### Exercise goal
Without the pictures, set down every line of the data exactly.
···
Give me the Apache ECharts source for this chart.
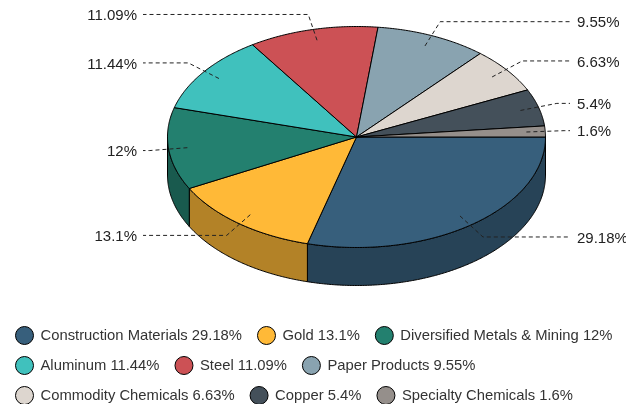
<!DOCTYPE html>
<html>
<head>
<meta charset="utf-8">
<script src="https://cdn.jsdelivr.net/npm/echarts@6/dist/echarts.min.js"></script>
<style>
  html, body { margin: 0; padding: 0; background: #fff; }
  #chart { width: 626px; height: 404px; }
</style>
</head>
<body>
<div id="chart"></div>
<script>
// Industry shares (percent of total)
const categories = [
  'Construction Materials', 'Gold', 'Diversified Metals & Mining',
  'Aluminum', 'Steel', 'Paper Products',
  'Commodity Chemicals', 'Copper', 'Specialty Chemicals'
];
const shares = [29.18, 13.1, 12, 11.44, 11.09, 9.55, 6.63, 5.4, 1.6];
const colors = ['#375f7c', '#ffb937', '#23806f', '#40c1bd', '#cc5155',
                '#89a3b0', '#ddd6cf', '#44505a', '#958f8b'];

const FONT = '"Liberation Sans", Arial, sans-serif';

// Geometry of the tilted disc
const CX = 356.5, CY = 137, RX = 189, RY = 110.5, DEPTH = 38;
const LABEL_RIGHT_X = 570, LABEL_LEFT_X = 143;

const total = shares.reduce((a, b) => a + b, 0);
const starts = [];
let acc = 0;
shares.forEach(v => { starts.push(acc / total * 360); acc += v; });

function darken(hex, k) {
  const n = parseInt(hex.slice(1), 16);
  const r = Math.round(((n >> 16) & 255) * k);
  const g = Math.round(((n >> 8) & 255) * k);
  const b = Math.round((n & 255) * k);
  return 'rgb(' + r + ',' + g + ',' + b + ')';
}

function pt(deg, sx, sy, dy) {
  const a = deg * Math.PI / 180;
  return [CX + RX * sx * Math.cos(a), CY + RY * sy * Math.sin(a) + (dy || 0)];
}

function arc(a0, a1, dy) {
  const pts = [];
  const steps = Math.max(2, Math.ceil((a1 - a0) / 0.5));
  for (let s = 0; s <= steps; s++) {
    pts.push(pt(a0 + (a1 - a0) * s / steps, 1, 1, dy));
  }
  return pts;
}

function makeRender(i) {
  return function (params, api) {
    const a0 = starts[i];
    const a1 = a0 + api.value(0) / total * 360;
    const color = colors[i];
    const children = [];

    // Front wall: only the part of the rim facing the viewer (0..180 deg)
    const w0 = Math.max(a0, 0), w1 = Math.min(a1, 180);
    if (w1 > w0) {
      const top = arc(w0, w1, 0);
      const bottom = arc(w0, w1, DEPTH).reverse();
      children.push({
        type: 'polygon',
        shape: { points: top.concat(bottom) },
        style: { fill: darken(color, 0.7), stroke: '#000', lineWidth: 1, lineJoin: 'round' }
      });
    }

    // Top face of the slice
    children.push({
      type: 'polygon',
      shape: { points: [[CX, CY]].concat(arc(a0, a1, 0)) },
      style: { fill: color, stroke: '#000', lineWidth: 1, lineJoin: 'round' }
    });

    // Connector and value label
    const mid = (a0 + a1) / 2;
    const inner = pt(mid, 0.9, 0.9);
    const elbow = pt(mid, 1.1, 1.14);
    const right = Math.cos(mid * Math.PI / 180) >= 0;
    const endX = right ? LABEL_RIGHT_X : LABEL_LEFT_X;
    children.push({
      type: 'polyline',
      z2: 10,
      shape: { points: [inner, elbow, [endX, elbow[1]]] },
      style: { stroke: '#222', lineWidth: 1, lineDash: [4, 3], fill: null }
    });
    children.push({
      type: 'text',
      z2: 10,
      style: {
        text: api.value(0) + '%',
        x: right ? endX + 7 : endX - 6,
        y: elbow[1] + 1.5,
        align: right ? 'left' : 'right',
        verticalAlign: 'middle',
        fill: '#222',
        fontSize: 15,
        fontFamily: FONT
      }
    });

    return { type: 'group', children: children };
  };
}

const series = categories.map((name, i) => ({
  type: 'custom',
  name: name,
  coordinateSystem: 'none',
  data: [[shares[i]]],
  itemStyle: { color: colors[i] },
  renderItem: makeRender(i),
  animation: false,
  silent: true
}));

function legendRow(names, top) {
  return {
    data: names,
    left: 15,
    top: top,
    padding: 0,
    orient: 'horizontal',
    icon: 'circle',
    itemWidth: 18,
    itemHeight: 18,
    itemGap: 15,
    selectedMode: false,
    itemStyle: { borderColor: '#000', borderWidth: 1 },
    textStyle: { color: '#333', fontSize: 14.8, fontFamily: FONT, padding: [0, 0, 0, 2] },
    formatter: name => name + ' ' + shares[categories.indexOf(name)] + '%'
  };
}

const chart = echarts.init(document.getElementById('chart'), null, { renderer: 'canvas' });
chart.setOption({
  backgroundColor: '#fff',
  animation: false,
  legend: [
    legendRow(categories.slice(0, 3), 326),
    legendRow(categories.slice(3, 6), 356),
    legendRow(categories.slice(6, 9), 386)
  ],
  series: series
});
</script>
</body>
</html>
···
### Response
Give me the Apache ECharts source for this chart.
<!DOCTYPE html>
<html>
<head>
<meta charset="utf-8">
<script src="https://cdn.jsdelivr.net/npm/echarts@6/dist/echarts.min.js"></script>
<style>
  html, body { margin: 0; padding: 0; background: #fff; }
  #chart { width: 626px; height: 404px; }
</style>
</head>
<body>
<div id="chart"></div>
<script>
// Industry shares (percent of total)
const categories = [
  'Construction Materials', 'Gold', 'Diversified Metals & Mining',
  'Aluminum', 'Steel', 'Paper Products',
  'Commodity Chemicals', 'Copper', 'Specialty Chemicals'
];
const shares = [29.18, 13.1, 12, 11.44, 11.09, 9.55, 6.63, 5.4, 1.6];
const colors = ['#375f7c', '#ffb937', '#23806f', '#40c1bd', '#cc5155',
                '#89a3b0', '#ddd6cf', '#44505a', '#958f8b'];

const FONT = '"Liberation Sans", Arial, sans-serif';

// Geometry of the tilted disc
const CX = 356.5, CY = 137, RX = 189, RY = 110.5, DEPTH = 38;
const LABEL_RIGHT_X = 570, LABEL_LEFT_X = 143;

const total = shares.reduce((a, b) => a + b, 0);
const starts = [];
let acc = 0;
shares.forEach(v => { starts.push(acc / total * 360); acc += v; });

function darken(hex, k) {
  const n = parseInt(hex.slice(1), 16);
  const r = Math.round(((n >> 16) & 255) * k);
  const g = Math.round(((n >> 8) & 255) * k);
  const b = Math.round((n & 255) * k);
  return 'rgb(' + r + ',' + g + ',' + b + ')';
}

function pt(deg, sx, sy, dy) {
  const a = deg * Math.PI / 180;
  return [CX + RX * sx * Math.cos(a), CY + RY * sy * Math.sin(a) + (dy || 0)];
}

function arc(a0, a1, dy) {
  const pts = [];
  const steps = Math.max(2, Math.ceil((a1 - a0) / 0.5));
  for (let s = 0; s <= steps; s++) {
    pts.push(pt(a0 + (a1 - a0) * s / steps, 1, 1, dy));
  }
  return pts;
}

function makeRender(i) {
  return function (params, api) {
    const a0 = starts[i];
    const a1 = a0 + api.value(0) / total * 360;
    const color = colors[i];
    const children = [];

    // Front wall: only the part of the rim facing the viewer (0..180 deg)
    const w0 = Math.max(a0, 0), w1 = Math.min(a1, 180);
    if (w1 > w0) {
      const top = arc(w0, w1, 0);
      const bottom = arc(w0, w1, DEPTH).reverse();
      children.push({
        type: 'polygon',
        shape: { points: top.concat(bottom) },
        style: { fill: darken(color, 0.7), stroke: '#000', lineWidth: 1, lineJoin: 'round' }
      });
    }

    // Top face of the slice
    children.push({
      type: 'polygon',
      shape: { points: [[CX, CY]].concat(arc(a0, a1, 0)) },
      style: { fill: color, stroke: '#000', lineWidth: 1, lineJoin: 'round' }
    });

    // Connector and value label
    const mid = (a0 + a1) / 2;
    const inner = pt(mid, 0.9, 0.9);
    const elbow = pt(mid, 1.1, 1.14);
    const right = Math.cos(mid * Math.PI / 180) >= 0;
    const endX = right ? LABEL_RIGHT_X : LABEL_LEFT_X;
    children.push({
      type: 'polyline',
      z2: 10,
      shape: { points: [inner, elbow, [endX, elbow[1]]] },
      style: { stroke: '#222', lineWidth: 1, lineDash: [4, 3], fill: null }
    });
    children.push({
      type: 'text',
      z2: 10,
      style: {
        text: api.value(0) + '%',
        x: right ? endX + 7 : endX - 6,
        y: elbow[1] + 1.5,
        align: right ? 'left' : 'right',
        verticalAlign: 'middle',
        fill: '#222',
        fontSize: 15,
        fontFamily: FONT
      }
    });

    return { type: 'group', children: children };
  };
}

const series = categories.map((name, i) => ({
  type: 'custom',
  name: name,
  coordinateSystem: 'none',
  data: [[shares[i]]],
  itemStyle: { color: colors[i] },
  renderItem: makeRender(i),
  animation: false,
  silent: true
}));

function legendRow(names, top) {
  return {
    data: names,
    left: 15,
    top: top,
    padding: 0,
    orient: 'horizontal',
    icon: 'circle',
    itemWidth: 18,
    itemHeight: 18,
    itemGap: 15,
    selectedMode: false,
    itemStyle: { borderColor: '#000', borderWidth: 1 },
    textStyle: { color: '#333', fontSize: 14.8, fontFamily: FONT, padding: [0, 0, 0, 2] },
    formatter: name => name + ' ' + shares[categories.indexOf(name)] + '%'
  };
}

const chart = echarts.init(document.getElementById('chart'), null, { renderer: 'canvas' });
chart.setOption({
  backgroundColor: '#fff',
  animation: false,
  legend: [
    legendRow(categories.slice(0, 3), 326),
    legendRow(categories.slice(3, 6), 356),
    legendRow(categories.slice(6, 9), 386)
  ],
  series: series
});
</script>
</body>
</html>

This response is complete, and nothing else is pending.